Pangkalpinang, denting.id – Di tengah tarik-menarik dua provinsi soal status administratif Pulau Tujuh, suara paling penting justru sering kali terabaikan suara masyarakat lokal. Sosiolog Universitas Bangka Belitung memperingatkan, konflik ini bukan sekadar soal batas wilayah, tapi menyangkut identitas, keadilan, dan hak dasar warga yang tinggal di pulau tersebut.
Sosiolog Universitas Bangka Belitung (UBB), Dr. Fitri Ramdhani Harahap, M.Si, menegaskan bahwa penyelesaian sengketa administratif Pulau Tujuh antara Provinsi Kepulauan Bangka Belitung dan Kepulauan Riau harus melibatkan masyarakat dan tokoh lokal agar tidak menimbulkan ketimpangan sosial yang berkepanjangan.
“Perpindahan wilayah administratif tanpa partisipasi penuh masyarakat lokal berisiko menciptakan disorientasi identitas dan ketidakadilan sosial,” ujar Fitri di Pangkalpinang, Jumat (28/6).
Pulau Tujuh baru-baru ini ditetapkan sebagai bagian dari Provinsi Kepulauan Riau melalui keputusan Kementerian Dalam Negeri.

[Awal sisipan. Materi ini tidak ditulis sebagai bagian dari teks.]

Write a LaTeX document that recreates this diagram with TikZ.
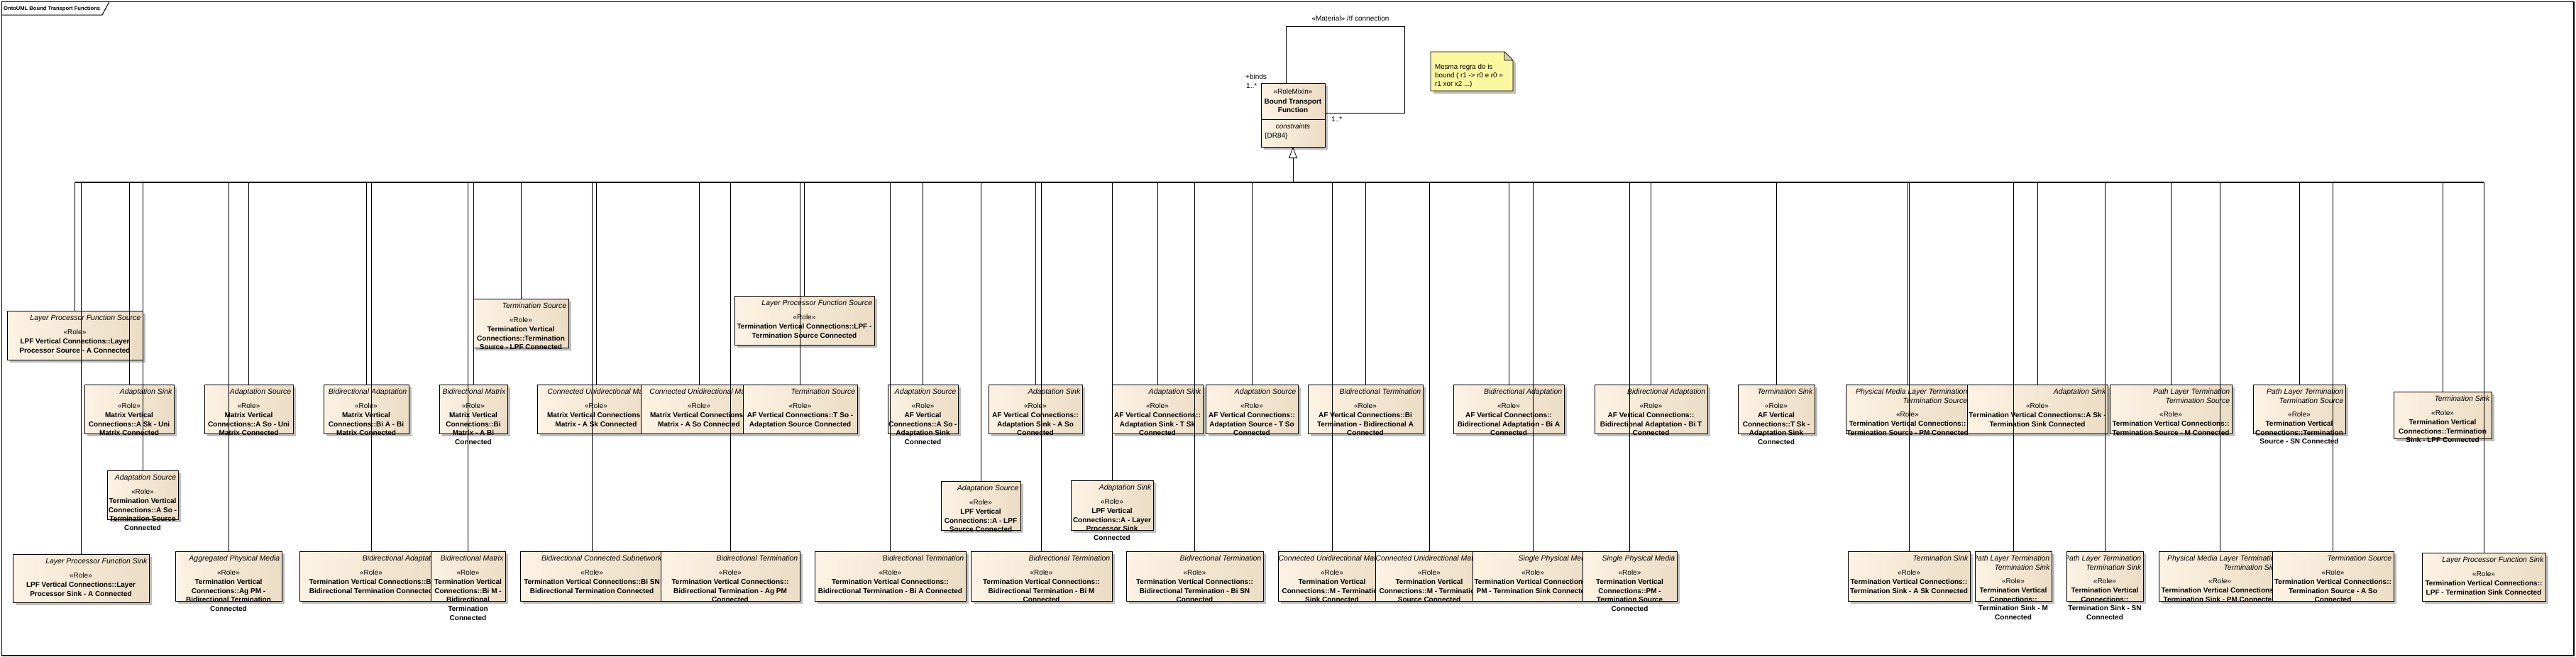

Namun keputusan tersebut mendapat penolakan tegas dari Pemerintah Provinsi Bangka Belitung dan DPRD-nya, bahkan hingga muncul rencana membawa perkara ini ke Mahkamah Konstitusi.
Menurut Fitri, di balik sengketa antar-elit dan institusi, ada persoalan mendasar yang sering luput: bagaimana nasib warga Pulau Tujuh yang hidup di tengah ketidakjelasan hukum dan administratif?
“Dari sisi sosiologis, dampaknya jauh lebih dalam. Masyarakat pesisir yang menggantungkan hidup dari laut bisa kehilangan akses layanan dasar seperti pendidikan, kesehatan, dan infrastruktur karena tarik-ulur kewenangan antarprovinsi,” jelasnya.
Ia menambahkan, ketidakhadiran masyarakat dalam proses pengambilan keputusan berpotensi memunculkan konflik horizontal, perpecahan komunitas, hingga ketegangan antara warga dan pemerintah.
“Identitas lokal yang telah terbentuk dari sejarah, budaya, dan relasi sosial bisa rusak jika perubahan dilakukan secara sepihak,” katanya.
Fitri mendorong pemerintah pusat, khususnya Kementerian Dalam Negeri, untuk membuka ruang dialog inklusif yang melibatkan tidak hanya kepala daerah dan DPRD, tetapi juga tokoh adat, akademisi, dan perwakilan komunitas lokal.
“Pendekatan hukum itu penting, tetapi tidak cukup. Kita butuh ruang partisipatif yang menjadikan masyarakat lokal sebagai subjek, bukan objek,” tegasnya.
Ia juga mengusulkan solusi alternatif berupa pengelolaan bersama (co-management) apabila tidak ditemukan kesepakatan final tentang status administratif Pulau Tujuh. Dalam skema ini, kedua provinsi bisa berbagi tanggung jawab dalam pengelolaan layanan publik dan perlindungan hak-hak masyarakat.
“Model ini telah berhasil di berbagai wilayah perbatasan di dunia. Yang penting bukan siapa yang mengklaim, tapi bagaimana masyarakat tetap terlindungi dan sejahtera,” pungkasnya.
Pulau Tujuh kini bukan sekadar titik koordinat di peta. Ia adalah rumah bagi warga yang selama ini menjaga laut, budaya, dan kedaulatan tanpa banyak sorotan. Maka, menyelesaikan sengketa ini harus lebih dari sekadar memindahkan garis—melainkan mendengarkan suara yang selama ini terdiam.